Westfield Tuggerah introduces ‘Quiet Hour’ for people with dementia, autism
Following a month-long trial, “Quiet Hour” will now be a permanent fixture at Westfield Tuggerah.
The NSW shopping centre has introduced Quiet Hour for individuals with autism, dementia and sensory sensitivities where bright lights and loud sounds of a busy shopping centre can be overwhelming.
Every Tuesday from 10:30am to 11:30am, Westfield Tuggerah will reduce the volume throughout the centre, lower the lights in safe areas and stop non-essential announcements.
Forty participating retailers will change the type of music they play, and some retailers will hold off on any restocking and turn off point-of-sale beeping to improve the shopping experience for individuals who live with dementia, autism and sensory sensitivities.
“We want our living centres to be inclusive and welcoming, and to empower all of our customers to experience our centres with ease, dignity and respect,” said Karen Skinner, Scentre Group regional manager NSW/ACT.
“We’ve listened to our customers, and our centre management team has worked hard to make Westfield Tuggerah more welcoming and responsive to our customers’ needs.”
Dementia Australia, which recently recognised the centre for ‘working towards Dementia-Friendly Organisation’, said they are pleased to support the introduction of a quiet hour at Westfield Tuggerah and said they are keen to see more dementia-friendly activities like this across the nation.

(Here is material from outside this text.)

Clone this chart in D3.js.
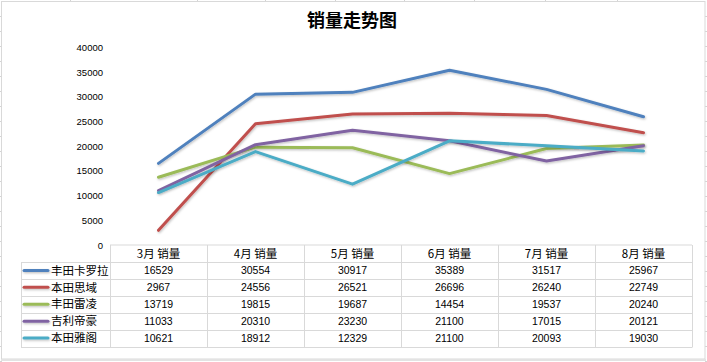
<!DOCTYPE html>
<html><head><meta charset="utf-8">
<script src="https://cdn.jsdelivr.net/npm/d3@7"></script>
<style>
html,body{margin:0;padding:0;background:#fff;}
svg{display:block;}
</style></head>
<body>
<script>
const title = "销量走势图";
const months = ["3月 销量","4月 销量","5月 销量","6月 销量","7月 销量","8月 销量"];
const seriesNames = ["丰田卡罗拉","本田思域","丰田雷凌","吉利帝豪","本田雅阁"];
const corolla = [16529,30554,30917,35389,31517,25967];
const civic = [2967,24556,26521,26696,26240,22749];
const levin = [13719,19815,19687,14454,19537,20240];
const emgrand = [11033,20310,23230,21100,17015,20121];
const accord = [10621,18912,12329,21100,20093,19030];
const yTicks = [0,5000,10000,15000,20000,25000,30000,35000,40000];
const colors = ["#4F81BD","#C0504D","#9BBB59","#8064A2","#4BACC6"];

const seriesValues = [corolla, civic, levin, emgrand, accord];
const W = 707, H = 362;
const svg = d3.select("body").append("svg").attr("width", W).attr("height", H);

// spreadsheet background stubs
const stubColor = "#d4d4d4";
const rowYs = d3.range(16, 362, 15);
const colXs = [70, 197, 265, 335, 404, 474, 545, 617];
svg.selectAll("line.rs").data(rowYs).join("line").attr("class","rs")
  .attr("x1",0).attr("x2",2).attr("y1",d=>d+0.5).attr("y2",d=>d+0.5).attr("stroke",stubColor);
svg.selectAll("line.rs2").data(rowYs).join("line").attr("class","rs2")
  .attr("x1",705).attr("x2",707).attr("y1",d=>d+0.5).attr("y2",d=>d+0.5).attr("stroke",stubColor);
svg.selectAll("line.cs").data(colXs).join("line").attr("class","cs")
  .attr("x1",d=>d+0.5).attr("x2",d=>d+0.5).attr("y1",0).attr("y2",1).attr("stroke",stubColor);

// chart frame
svg.append("rect").attr("x",1.5).attr("y",1.5).attr("width",703.5).attr("height",357.5)
  .attr("fill","#fff").attr("stroke","#d9d9d9").attr("stroke-width",1);
svg.append("line").attr("x1",1).attr("x2",706).attr("y1",360).attr("y2",360).attr("stroke","#e3e3e3").attr("stroke-width",2);

// title
svg.append("text").attr("x",352).attr("y",27).attr("text-anchor","middle")
  .attr("font-family","'Noto Sans CJK SC', sans-serif").attr("font-weight","bold")
  .attr("font-size",18).attr("fill","#000").text(title);

// scales
const x = d3.scaleBand().domain(months).range([110, 692]);
const y = d3.scaleLinear().domain([0, 40000]).range([245, 47.5]);

// y axis labels
const yAxis = d3.axisLeft(y).tickValues(yTicks).tickSize(0).tickPadding(0).tickFormat(d3.format("d"));
const ga = svg.append("g").attr("transform","translate(103,0)").call(yAxis);
ga.select(".domain").remove();
ga.selectAll("text").attr("font-family","'Liberation Sans', Arial, sans-serif").attr("font-size",9.5).attr("fill","#000");

// shadow filter (user space so zero-height lines still render)
const defs = svg.append("defs");
const f = defs.append("filter").attr("id","sh").attr("filterUnits","userSpaceOnUse")
  .attr("x",0).attr("y",0).attr("width",W).attr("height",H);
f.append("feDropShadow").attr("dx",0.8).attr("dy",1.2).attr("stdDeviation",0.8).attr("flood-color","#000").attr("flood-opacity",0.25);

// lines
const line = d3.line().x((d,i)=>x(months[i]) + x.bandwidth()/2).y(d=>y(d));
svg.append("g").selectAll("path").data(seriesValues).join("path")
  .attr("d", line).attr("fill","none").attr("stroke",(d,i)=>colors[i])
  .attr("stroke-width",3).attr("stroke-linejoin","round").attr("stroke-linecap","round")
  .attr("filter","url(#sh)");

// data table
const tTop = 245, hdrH = 17, rowH = 16.9;
const legLeft = 21, tRight = 692;
const gridColor = "#d9d9d9";
const tb = svg.append("g");
const bottom = tTop + hdrH + rowH*seriesNames.length;
tb.append("line").attr("x1",110).attr("x2",tRight).attr("y1",tTop).attr("y2",tTop).attr("stroke",gridColor);
const hy = d3.range(seriesNames.length+1).map(i => tTop + hdrH + rowH*i);
tb.selectAll("line.h").data(hy).join("line").attr("class","h")
  .attr("x1",legLeft).attr("x2",tRight).attr("y1",d=>Math.round(d)+0.5).attr("y2",d=>Math.round(d)+0.5).attr("stroke",gridColor);
const vx = months.map(m => x(m)).concat([tRight]);
tb.selectAll("line.v").data(vx).join("line").attr("class","v")
  .attr("x1",d=>Math.round(d)+0.5).attr("x2",d=>Math.round(d)+0.5).attr("y1",tTop).attr("y2",Math.round(bottom)+0.5).attr("stroke",gridColor);
tb.append("line").attr("x1",legLeft+0.5).attr("x2",legLeft+0.5).attr("y1",Math.round(tTop+hdrH)+0.5).attr("y2",Math.round(bottom)+0.5).attr("stroke",gridColor);

// header
tb.selectAll("text.hd").data(months).join("text").attr("class","hd")
  .attr("x",d=>x(d)+x.bandwidth()/2).attr("y",tTop+hdrH/2+4.3).attr("text-anchor","middle")
  .attr("font-family","'Noto Sans CJK SC', sans-serif").attr("font-size",11.5).attr("fill","#000").text(d=>d);

// rows
seriesNames.forEach((name, i) => {
  const cy = tTop + hdrH + rowH*i + rowH/2;
  tb.append("line").attr("x1",24).attr("x2",48).attr("y1",cy).attr("y2",cy)
    .attr("stroke",colors[i]).attr("stroke-width",3).attr("stroke-linecap","round").attr("filter","url(#sh)");
  tb.append("text").attr("x",51).attr("y",cy+4.2)
    .attr("font-family","'Noto Sans CJK SC', sans-serif").attr("font-size",11.5).attr("fill","#000").text(name);
  tb.selectAll(null).data(seriesValues[i]).join("text")
    .attr("x",(d,j)=>x(months[j])+x.bandwidth()/2).attr("y",cy+3.8).attr("text-anchor","middle")
    .attr("font-family","'Liberation Sans', Arial, sans-serif").attr("font-size",10.5).attr("fill","#000").text(d=>d);
});
</script>
</body></html>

“We commend and acknowledge all of the retailers for taking these steps to become more welcoming and inclusive of people living with dementia, in the region,” said Dementia Australia CEO Maree McCabe.
“With an estimated 447,000 Australians living with dementia today, and this number expected to grow to almost 1.1 million by 2058, it’s important that we build a better understanding of dementia and the steps people can take — such as the quiet hour, which can make someone living with dementia, their families and carers, remain connected to their community.”

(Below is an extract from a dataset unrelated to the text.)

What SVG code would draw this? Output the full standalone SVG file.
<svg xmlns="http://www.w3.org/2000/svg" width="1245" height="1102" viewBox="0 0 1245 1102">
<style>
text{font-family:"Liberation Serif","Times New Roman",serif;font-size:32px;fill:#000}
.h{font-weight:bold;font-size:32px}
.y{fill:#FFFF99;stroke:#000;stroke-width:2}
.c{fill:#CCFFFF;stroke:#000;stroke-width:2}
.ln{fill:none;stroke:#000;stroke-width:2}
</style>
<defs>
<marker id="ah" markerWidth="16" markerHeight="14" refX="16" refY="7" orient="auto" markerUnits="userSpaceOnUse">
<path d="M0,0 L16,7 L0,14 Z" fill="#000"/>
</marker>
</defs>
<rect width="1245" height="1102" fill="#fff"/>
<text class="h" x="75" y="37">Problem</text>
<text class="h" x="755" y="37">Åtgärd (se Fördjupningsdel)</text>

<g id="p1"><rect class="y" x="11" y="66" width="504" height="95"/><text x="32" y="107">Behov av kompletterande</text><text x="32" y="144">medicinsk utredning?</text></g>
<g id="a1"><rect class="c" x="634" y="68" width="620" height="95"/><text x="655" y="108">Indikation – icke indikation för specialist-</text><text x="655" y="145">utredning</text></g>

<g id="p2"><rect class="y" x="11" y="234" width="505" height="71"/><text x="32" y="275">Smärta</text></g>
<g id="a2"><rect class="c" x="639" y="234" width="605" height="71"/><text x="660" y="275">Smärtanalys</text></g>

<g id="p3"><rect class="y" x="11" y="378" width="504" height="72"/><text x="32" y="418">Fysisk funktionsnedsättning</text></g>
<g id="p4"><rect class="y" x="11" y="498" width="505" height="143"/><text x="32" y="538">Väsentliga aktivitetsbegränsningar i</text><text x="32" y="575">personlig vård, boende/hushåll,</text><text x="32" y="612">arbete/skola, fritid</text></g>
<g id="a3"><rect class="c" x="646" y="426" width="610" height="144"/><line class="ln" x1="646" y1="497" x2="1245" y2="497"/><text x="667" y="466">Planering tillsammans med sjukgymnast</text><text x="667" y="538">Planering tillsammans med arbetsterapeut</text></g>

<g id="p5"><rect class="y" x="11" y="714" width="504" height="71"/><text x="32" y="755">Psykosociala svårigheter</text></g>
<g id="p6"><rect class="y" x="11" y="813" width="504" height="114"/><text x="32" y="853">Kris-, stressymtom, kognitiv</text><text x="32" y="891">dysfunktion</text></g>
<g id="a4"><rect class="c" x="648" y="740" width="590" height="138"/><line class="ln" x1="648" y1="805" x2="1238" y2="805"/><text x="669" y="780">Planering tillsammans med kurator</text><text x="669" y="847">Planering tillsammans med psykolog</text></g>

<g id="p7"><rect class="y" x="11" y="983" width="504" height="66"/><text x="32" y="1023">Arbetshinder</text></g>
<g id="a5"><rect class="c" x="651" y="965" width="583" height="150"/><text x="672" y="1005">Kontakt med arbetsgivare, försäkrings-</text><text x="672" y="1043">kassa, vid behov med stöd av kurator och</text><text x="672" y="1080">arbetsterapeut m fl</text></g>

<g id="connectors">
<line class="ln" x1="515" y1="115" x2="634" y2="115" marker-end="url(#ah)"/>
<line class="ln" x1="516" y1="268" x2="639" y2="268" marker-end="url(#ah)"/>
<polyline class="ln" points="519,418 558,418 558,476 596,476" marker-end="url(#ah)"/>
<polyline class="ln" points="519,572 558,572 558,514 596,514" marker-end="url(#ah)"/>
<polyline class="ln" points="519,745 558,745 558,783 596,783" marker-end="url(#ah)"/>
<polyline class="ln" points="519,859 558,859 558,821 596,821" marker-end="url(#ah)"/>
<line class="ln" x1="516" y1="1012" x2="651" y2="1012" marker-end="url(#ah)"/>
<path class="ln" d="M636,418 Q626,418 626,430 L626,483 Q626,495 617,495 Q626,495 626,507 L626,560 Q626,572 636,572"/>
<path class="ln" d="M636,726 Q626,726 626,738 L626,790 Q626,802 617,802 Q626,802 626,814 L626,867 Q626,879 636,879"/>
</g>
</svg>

According to Dementia Australia, becoming dementia-friendly is an ongoing process that requires continuous improvement and feedback from people living with dementia, their families and carers.
“To reach this status organisations need to demonstrate they have worked with and sought feedback from people living with dementia, their families and carers, and have taken or will take steps to make changes to the built environment, and/or the delivery of services based on that feedback.”

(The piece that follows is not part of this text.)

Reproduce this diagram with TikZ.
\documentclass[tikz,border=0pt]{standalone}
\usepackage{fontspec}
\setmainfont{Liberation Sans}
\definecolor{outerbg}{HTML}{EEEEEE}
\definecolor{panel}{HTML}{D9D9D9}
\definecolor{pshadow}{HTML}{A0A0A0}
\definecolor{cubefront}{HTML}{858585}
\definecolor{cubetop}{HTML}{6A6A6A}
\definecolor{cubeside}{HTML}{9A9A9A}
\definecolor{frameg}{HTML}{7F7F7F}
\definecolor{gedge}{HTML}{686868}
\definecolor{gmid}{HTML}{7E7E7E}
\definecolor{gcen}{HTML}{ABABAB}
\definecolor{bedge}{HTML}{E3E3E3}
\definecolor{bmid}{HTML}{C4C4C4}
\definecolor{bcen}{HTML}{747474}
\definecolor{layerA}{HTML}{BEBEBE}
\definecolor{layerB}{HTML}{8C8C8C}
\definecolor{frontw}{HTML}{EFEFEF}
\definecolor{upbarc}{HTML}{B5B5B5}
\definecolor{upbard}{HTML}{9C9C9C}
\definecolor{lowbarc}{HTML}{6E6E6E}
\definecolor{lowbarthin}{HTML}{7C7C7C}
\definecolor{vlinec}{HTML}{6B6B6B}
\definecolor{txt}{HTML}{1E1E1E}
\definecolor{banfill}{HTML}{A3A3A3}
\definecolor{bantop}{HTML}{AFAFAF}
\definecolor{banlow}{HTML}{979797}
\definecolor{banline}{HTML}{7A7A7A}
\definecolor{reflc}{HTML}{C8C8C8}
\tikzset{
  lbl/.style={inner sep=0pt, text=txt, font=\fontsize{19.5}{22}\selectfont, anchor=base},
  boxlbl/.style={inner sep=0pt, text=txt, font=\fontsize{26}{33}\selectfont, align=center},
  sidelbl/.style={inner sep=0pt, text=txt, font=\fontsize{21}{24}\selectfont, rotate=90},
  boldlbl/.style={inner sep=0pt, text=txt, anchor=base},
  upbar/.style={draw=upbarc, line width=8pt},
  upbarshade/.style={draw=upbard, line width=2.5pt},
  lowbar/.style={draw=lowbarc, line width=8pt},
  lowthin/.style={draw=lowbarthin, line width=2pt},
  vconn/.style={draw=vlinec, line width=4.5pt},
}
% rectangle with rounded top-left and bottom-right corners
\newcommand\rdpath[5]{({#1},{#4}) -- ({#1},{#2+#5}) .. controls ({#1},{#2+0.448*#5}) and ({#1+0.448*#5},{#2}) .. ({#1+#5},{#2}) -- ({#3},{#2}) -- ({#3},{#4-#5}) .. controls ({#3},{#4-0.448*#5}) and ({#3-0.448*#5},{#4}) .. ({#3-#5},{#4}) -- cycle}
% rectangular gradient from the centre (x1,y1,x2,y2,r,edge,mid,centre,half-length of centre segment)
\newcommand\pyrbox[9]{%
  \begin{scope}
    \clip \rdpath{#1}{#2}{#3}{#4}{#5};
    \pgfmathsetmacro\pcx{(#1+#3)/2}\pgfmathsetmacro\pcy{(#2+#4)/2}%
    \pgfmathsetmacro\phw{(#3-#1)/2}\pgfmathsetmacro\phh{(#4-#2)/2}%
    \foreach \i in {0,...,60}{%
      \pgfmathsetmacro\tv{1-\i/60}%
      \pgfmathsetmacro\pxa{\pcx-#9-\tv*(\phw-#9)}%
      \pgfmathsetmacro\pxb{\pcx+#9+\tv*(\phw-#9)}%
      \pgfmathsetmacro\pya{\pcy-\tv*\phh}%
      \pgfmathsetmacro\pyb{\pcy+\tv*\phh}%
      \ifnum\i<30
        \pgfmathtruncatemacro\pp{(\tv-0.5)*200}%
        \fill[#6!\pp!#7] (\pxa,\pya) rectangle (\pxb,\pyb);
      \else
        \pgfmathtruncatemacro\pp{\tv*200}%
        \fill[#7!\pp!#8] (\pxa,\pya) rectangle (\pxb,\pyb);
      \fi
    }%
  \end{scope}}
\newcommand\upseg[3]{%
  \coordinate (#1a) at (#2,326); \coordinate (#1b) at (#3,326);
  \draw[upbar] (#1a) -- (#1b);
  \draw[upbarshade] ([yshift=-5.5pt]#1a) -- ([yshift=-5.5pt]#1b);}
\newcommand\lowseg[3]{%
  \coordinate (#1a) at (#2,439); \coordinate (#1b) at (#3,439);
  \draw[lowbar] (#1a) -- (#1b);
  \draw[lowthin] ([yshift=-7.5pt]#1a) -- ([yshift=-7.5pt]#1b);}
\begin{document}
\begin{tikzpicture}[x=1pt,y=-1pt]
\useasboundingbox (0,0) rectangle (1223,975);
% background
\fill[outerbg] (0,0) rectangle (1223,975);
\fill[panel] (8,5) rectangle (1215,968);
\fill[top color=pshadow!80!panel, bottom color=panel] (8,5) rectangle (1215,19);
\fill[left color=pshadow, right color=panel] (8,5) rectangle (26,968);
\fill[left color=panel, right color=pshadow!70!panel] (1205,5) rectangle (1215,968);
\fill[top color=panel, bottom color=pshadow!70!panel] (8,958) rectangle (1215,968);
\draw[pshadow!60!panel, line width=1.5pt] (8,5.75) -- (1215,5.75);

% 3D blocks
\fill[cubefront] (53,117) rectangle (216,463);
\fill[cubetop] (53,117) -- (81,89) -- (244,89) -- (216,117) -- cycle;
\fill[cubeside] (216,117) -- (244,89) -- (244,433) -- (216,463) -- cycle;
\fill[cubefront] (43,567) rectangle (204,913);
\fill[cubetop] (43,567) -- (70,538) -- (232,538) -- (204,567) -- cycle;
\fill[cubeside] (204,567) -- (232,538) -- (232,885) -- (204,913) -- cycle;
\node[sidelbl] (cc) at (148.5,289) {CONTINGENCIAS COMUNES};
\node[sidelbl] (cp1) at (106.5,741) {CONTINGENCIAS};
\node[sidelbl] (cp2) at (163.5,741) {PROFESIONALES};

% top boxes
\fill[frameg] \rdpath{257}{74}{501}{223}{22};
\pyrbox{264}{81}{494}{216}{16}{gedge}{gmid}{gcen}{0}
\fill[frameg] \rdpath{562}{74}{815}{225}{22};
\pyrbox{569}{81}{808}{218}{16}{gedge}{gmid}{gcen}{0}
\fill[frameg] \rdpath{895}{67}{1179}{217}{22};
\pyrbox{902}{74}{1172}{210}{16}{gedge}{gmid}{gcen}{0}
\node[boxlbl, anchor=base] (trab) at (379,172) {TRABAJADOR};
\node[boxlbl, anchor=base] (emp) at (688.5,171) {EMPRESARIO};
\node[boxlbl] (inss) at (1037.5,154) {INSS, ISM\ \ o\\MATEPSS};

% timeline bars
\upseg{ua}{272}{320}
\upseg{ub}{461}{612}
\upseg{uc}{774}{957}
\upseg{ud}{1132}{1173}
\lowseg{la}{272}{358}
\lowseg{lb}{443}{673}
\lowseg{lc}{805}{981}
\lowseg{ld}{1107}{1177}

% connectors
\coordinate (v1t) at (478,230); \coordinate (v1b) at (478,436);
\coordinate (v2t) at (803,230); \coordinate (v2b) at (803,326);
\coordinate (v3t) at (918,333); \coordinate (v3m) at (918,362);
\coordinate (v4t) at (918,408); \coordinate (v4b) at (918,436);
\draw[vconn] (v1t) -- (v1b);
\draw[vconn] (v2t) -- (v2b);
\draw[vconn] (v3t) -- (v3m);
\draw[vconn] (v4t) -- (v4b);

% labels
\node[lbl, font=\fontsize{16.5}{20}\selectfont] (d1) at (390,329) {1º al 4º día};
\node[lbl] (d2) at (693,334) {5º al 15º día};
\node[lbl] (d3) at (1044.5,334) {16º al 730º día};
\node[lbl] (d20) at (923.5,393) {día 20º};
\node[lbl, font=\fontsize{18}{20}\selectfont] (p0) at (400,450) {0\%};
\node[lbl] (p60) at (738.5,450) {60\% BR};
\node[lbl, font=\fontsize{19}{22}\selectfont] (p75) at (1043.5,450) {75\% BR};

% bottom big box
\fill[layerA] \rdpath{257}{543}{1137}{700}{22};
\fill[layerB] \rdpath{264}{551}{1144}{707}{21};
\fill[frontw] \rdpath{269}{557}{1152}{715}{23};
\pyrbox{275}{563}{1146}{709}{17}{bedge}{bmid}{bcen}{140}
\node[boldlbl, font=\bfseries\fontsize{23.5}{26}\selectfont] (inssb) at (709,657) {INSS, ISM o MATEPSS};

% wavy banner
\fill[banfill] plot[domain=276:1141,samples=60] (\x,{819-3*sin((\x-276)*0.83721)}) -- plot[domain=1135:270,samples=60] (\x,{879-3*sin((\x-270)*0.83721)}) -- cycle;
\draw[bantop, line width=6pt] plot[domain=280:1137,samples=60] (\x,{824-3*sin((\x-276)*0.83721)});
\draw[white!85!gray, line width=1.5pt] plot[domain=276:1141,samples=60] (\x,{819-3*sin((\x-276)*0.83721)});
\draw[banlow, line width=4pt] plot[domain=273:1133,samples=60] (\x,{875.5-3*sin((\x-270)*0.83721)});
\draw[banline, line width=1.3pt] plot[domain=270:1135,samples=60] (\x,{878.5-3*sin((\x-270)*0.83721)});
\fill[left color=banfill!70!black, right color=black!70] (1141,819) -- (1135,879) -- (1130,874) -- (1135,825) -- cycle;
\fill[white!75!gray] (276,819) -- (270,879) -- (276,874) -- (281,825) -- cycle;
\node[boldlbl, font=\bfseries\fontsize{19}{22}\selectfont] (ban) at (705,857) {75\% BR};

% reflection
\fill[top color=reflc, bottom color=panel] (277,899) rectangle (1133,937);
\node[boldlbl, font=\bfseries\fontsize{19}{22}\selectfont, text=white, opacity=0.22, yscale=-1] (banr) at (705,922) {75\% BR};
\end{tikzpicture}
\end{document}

Each action plan is reviewed by Dementia Australia and a team of advocates who themselves live with dementia.
Last year, Coles introduced an autism spectrum-friendly low-sensory “Quiet Hour” experience in 173 of its stores.
According to a recent study, businesses could generate an extra $4 billion in revenue and reach more consumers if they built products and introduce services with an inclusive design in mind.